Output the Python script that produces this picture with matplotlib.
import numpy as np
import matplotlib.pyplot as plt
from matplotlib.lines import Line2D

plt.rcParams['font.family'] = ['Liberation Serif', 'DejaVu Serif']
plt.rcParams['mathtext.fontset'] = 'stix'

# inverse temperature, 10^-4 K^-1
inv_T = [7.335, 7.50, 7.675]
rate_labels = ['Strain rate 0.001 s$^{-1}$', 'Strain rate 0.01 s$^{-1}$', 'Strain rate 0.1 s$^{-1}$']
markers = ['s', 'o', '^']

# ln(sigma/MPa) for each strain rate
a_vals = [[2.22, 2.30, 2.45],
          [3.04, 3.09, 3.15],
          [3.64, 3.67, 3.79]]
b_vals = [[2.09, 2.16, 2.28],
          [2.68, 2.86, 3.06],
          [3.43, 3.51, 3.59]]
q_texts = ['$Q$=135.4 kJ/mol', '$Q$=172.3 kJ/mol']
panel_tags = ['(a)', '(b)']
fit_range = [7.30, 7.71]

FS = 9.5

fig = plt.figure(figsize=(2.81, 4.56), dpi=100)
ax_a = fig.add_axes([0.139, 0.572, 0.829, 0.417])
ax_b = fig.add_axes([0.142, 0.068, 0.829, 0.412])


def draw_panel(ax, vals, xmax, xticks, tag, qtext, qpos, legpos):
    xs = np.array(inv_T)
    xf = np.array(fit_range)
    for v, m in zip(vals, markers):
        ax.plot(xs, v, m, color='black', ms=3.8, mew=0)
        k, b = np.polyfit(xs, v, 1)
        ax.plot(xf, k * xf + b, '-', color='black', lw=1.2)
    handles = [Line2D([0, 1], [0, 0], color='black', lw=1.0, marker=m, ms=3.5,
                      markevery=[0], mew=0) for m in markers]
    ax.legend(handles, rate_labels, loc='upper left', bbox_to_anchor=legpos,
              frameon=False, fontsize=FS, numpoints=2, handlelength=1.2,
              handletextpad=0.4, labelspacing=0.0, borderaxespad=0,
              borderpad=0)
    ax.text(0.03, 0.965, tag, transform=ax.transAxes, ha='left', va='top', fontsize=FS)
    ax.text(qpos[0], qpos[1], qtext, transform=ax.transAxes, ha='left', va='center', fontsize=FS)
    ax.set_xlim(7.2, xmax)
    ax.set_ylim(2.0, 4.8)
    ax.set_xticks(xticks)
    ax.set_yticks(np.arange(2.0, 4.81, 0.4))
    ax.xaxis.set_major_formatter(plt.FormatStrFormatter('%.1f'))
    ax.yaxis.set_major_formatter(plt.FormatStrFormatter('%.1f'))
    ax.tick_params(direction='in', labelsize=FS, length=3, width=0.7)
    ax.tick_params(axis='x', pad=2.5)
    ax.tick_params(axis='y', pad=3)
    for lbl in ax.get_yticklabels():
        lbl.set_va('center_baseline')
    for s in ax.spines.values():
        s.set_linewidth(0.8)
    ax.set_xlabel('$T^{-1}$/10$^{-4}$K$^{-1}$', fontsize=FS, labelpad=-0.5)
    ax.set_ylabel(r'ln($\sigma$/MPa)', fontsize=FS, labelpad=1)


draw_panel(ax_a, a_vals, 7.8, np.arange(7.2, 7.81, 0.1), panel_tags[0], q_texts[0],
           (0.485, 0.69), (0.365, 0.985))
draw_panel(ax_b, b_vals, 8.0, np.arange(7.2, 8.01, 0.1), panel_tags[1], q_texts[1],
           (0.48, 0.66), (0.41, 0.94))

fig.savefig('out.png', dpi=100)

______________________________

Written task:
Return the opening line of the data and every line after it through the line containing "plt.rcParams['mathtext.fontset'] = 'stix'", please, exactly as written and with nothing added.

Output below:
Output the Python script that produces this picture with matplotlib.
import numpy as np
import matplotlib.pyplot as plt
from matplotlib.lines import Line2D

plt.rcParams['font.family'] = ['Liberation Serif', 'DejaVu Serif']
plt.rcParams['mathtext.fontset'] = 'stix'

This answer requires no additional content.